**THE PROBLEM**. Starting with the first line of the data below, copy each line up to and including the one containing "(0,0) rectangle (1061,743);". Pictures stay out.

════════════════

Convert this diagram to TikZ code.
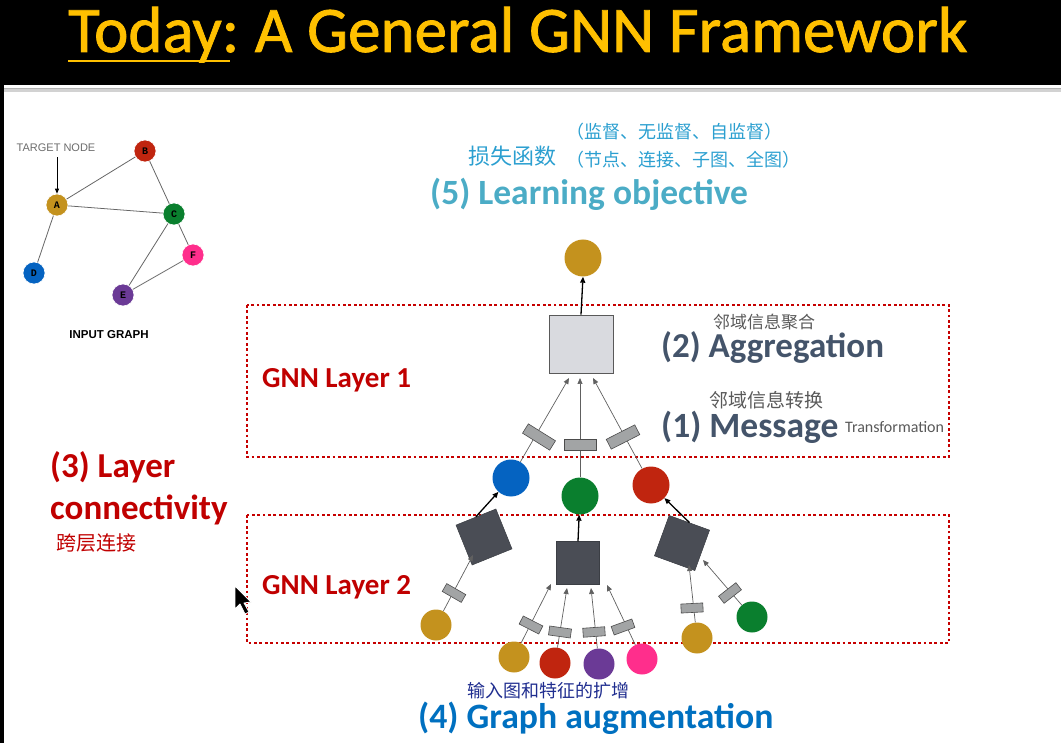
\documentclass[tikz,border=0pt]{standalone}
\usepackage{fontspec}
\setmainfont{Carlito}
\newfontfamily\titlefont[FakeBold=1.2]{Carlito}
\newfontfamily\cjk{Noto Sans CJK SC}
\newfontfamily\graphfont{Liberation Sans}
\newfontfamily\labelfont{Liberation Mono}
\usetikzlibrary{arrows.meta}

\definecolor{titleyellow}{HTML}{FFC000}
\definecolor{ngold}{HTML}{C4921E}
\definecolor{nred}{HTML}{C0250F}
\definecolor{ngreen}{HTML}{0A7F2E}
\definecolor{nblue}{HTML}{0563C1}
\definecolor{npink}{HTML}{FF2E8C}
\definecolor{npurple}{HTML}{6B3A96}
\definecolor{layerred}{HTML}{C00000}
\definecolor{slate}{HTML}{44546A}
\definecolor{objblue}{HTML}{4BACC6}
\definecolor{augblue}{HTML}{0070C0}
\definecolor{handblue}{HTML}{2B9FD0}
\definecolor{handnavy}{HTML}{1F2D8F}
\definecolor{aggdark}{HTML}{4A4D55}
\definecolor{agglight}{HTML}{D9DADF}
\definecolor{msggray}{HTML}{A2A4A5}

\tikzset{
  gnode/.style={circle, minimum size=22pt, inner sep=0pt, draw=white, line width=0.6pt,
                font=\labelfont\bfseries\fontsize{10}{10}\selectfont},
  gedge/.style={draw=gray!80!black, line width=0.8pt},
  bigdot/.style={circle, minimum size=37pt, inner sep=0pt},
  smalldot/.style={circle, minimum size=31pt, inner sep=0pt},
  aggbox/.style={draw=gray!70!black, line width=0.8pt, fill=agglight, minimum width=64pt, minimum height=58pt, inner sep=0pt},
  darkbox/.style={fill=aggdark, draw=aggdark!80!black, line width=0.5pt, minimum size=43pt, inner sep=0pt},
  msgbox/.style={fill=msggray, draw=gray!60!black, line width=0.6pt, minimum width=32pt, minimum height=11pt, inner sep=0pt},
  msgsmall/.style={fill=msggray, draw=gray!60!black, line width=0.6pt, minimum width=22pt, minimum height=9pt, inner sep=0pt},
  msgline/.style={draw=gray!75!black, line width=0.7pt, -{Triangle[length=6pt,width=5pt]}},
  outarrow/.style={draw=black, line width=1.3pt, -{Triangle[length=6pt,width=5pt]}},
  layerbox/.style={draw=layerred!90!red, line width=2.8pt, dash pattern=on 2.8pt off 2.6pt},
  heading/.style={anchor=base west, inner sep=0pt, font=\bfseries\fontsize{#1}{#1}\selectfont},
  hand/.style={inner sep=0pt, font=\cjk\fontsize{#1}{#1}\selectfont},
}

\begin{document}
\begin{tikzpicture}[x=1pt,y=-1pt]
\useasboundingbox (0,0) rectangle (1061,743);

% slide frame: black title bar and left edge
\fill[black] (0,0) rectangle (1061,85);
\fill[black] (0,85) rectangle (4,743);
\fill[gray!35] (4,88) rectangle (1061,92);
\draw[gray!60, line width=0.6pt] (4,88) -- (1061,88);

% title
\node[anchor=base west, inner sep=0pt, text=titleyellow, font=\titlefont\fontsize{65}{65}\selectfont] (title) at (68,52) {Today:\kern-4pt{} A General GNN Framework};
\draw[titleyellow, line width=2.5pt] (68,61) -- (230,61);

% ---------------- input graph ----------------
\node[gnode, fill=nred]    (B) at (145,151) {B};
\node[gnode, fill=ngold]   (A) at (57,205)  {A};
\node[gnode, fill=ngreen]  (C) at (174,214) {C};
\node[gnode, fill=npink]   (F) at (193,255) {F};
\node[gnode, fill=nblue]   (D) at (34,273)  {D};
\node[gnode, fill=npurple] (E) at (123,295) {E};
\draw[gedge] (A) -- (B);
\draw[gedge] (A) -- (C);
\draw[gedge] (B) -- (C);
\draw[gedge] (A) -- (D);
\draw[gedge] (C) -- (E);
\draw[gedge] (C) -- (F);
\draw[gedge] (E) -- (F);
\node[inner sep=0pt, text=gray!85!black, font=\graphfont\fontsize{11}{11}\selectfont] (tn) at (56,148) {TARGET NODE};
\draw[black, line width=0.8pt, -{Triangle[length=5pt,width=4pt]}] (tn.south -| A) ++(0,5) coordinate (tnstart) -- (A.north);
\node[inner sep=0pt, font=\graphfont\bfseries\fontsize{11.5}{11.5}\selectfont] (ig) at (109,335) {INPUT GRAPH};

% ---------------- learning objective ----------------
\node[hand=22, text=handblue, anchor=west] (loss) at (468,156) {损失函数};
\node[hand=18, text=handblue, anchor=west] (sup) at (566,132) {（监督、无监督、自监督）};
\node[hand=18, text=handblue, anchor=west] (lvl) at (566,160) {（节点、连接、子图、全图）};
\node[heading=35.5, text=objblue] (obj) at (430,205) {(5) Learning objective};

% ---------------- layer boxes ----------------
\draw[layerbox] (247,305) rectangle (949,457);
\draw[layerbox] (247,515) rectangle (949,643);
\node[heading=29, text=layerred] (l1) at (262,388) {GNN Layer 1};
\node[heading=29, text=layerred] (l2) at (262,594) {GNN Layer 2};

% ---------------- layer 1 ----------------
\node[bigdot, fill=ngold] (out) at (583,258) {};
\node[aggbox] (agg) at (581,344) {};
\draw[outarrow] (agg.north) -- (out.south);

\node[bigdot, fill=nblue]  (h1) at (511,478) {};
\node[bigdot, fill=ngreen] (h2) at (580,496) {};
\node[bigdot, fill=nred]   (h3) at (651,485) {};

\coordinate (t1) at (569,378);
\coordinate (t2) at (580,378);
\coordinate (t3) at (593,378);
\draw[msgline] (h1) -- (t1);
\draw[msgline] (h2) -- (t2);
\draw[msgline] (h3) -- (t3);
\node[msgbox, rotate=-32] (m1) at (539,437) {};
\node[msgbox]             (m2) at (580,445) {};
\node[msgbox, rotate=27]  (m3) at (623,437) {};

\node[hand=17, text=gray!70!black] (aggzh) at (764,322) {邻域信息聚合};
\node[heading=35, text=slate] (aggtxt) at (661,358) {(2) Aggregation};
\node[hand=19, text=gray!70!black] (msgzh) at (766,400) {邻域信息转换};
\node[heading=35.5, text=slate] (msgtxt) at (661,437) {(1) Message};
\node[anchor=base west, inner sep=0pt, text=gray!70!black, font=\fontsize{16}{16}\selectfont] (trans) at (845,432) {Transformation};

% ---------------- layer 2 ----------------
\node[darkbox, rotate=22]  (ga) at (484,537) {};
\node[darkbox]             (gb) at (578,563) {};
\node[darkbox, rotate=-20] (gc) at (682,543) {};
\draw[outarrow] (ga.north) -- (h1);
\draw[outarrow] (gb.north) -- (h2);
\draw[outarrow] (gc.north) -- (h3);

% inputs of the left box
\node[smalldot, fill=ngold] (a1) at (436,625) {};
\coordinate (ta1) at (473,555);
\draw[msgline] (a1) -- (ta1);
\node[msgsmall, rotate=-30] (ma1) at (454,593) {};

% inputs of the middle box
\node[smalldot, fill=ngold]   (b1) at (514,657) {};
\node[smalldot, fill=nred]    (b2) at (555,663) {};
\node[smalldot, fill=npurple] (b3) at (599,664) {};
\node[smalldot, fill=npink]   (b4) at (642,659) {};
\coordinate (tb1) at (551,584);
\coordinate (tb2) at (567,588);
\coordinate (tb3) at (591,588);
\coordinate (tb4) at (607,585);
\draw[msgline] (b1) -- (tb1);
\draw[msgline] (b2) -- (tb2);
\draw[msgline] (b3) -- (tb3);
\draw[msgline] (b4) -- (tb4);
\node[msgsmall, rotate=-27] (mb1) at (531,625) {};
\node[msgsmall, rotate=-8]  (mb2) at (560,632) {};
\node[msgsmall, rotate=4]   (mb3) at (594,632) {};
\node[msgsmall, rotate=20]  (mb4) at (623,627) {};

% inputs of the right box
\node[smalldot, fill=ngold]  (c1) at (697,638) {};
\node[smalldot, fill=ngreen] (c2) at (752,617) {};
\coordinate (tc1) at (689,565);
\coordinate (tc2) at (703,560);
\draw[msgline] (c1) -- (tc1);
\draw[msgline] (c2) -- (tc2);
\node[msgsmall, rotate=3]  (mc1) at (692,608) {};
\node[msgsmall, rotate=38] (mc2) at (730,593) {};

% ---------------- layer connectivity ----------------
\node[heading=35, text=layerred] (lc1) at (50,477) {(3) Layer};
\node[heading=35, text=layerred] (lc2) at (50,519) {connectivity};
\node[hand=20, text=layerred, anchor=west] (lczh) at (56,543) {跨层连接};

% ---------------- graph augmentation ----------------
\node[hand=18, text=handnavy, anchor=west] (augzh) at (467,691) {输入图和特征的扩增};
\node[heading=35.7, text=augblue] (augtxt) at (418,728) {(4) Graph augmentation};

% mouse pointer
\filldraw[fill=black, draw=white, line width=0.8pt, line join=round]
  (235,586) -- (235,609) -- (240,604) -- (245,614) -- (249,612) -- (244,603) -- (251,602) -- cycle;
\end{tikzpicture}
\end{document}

════════════════

**THE COMPLETED TASK**.
Convert this diagram to TikZ code.
\documentclass[tikz,border=0pt]{standalone}
\usepackage{fontspec}
\setmainfont{Carlito}
\newfontfamily\titlefont[FakeBold=1.2]{Carlito}
\newfontfamily\cjk{Noto Sans CJK SC}
\newfontfamily\graphfont{Liberation Sans}
\newfontfamily\labelfont{Liberation Mono}
\usetikzlibrary{arrows.meta}

\definecolor{titleyellow}{HTML}{FFC000}
\definecolor{ngold}{HTML}{C4921E}
\definecolor{nred}{HTML}{C0250F}
\definecolor{ngreen}{HTML}{0A7F2E}
\definecolor{nblue}{HTML}{0563C1}
\definecolor{npink}{HTML}{FF2E8C}
\definecolor{npurple}{HTML}{6B3A96}
\definecolor{layerred}{HTML}{C00000}
\definecolor{slate}{HTML}{44546A}
\definecolor{objblue}{HTML}{4BACC6}
\definecolor{augblue}{HTML}{0070C0}
\definecolor{handblue}{HTML}{2B9FD0}
\definecolor{handnavy}{HTML}{1F2D8F}
\definecolor{aggdark}{HTML}{4A4D55}
\definecolor{agglight}{HTML}{D9DADF}
\definecolor{msggray}{HTML}{A2A4A5}

\tikzset{
  gnode/.style={circle, minimum size=22pt, inner sep=0pt, draw=white, line width=0.6pt,
                font=\labelfont\bfseries\fontsize{10}{10}\selectfont},
  gedge/.style={draw=gray!80!black, line width=0.8pt},
  bigdot/.style={circle, minimum size=37pt, inner sep=0pt},
  smalldot/.style={circle, minimum size=31pt, inner sep=0pt},
  aggbox/.style={draw=gray!70!black, line width=0.8pt, fill=agglight, minimum width=64pt, minimum height=58pt, inner sep=0pt},
  darkbox/.style={fill=aggdark, draw=aggdark!80!black, line width=0.5pt, minimum size=43pt, inner sep=0pt},
  msgbox/.style={fill=msggray, draw=gray!60!black, line width=0.6pt, minimum width=32pt, minimum height=11pt, inner sep=0pt},
  msgsmall/.style={fill=msggray, draw=gray!60!black, line width=0.6pt, minimum width=22pt, minimum height=9pt, inner sep=0pt},
  msgline/.style={draw=gray!75!black, line width=0.7pt, -{Triangle[length=6pt,width=5pt]}},
  outarrow/.style={draw=black, line width=1.3pt, -{Triangle[length=6pt,width=5pt]}},
  layerbox/.style={draw=layerred!90!red, line width=2.8pt, dash pattern=on 2.8pt off 2.6pt},
  heading/.style={anchor=base west, inner sep=0pt, font=\bfseries\fontsize{#1}{#1}\selectfont},
  hand/.style={inner sep=0pt, font=\cjk\fontsize{#1}{#1}\selectfont},
}

\begin{document}
\begin{tikzpicture}[x=1pt,y=-1pt]
\useasboundingbox (0,0) rectangle (1061,743);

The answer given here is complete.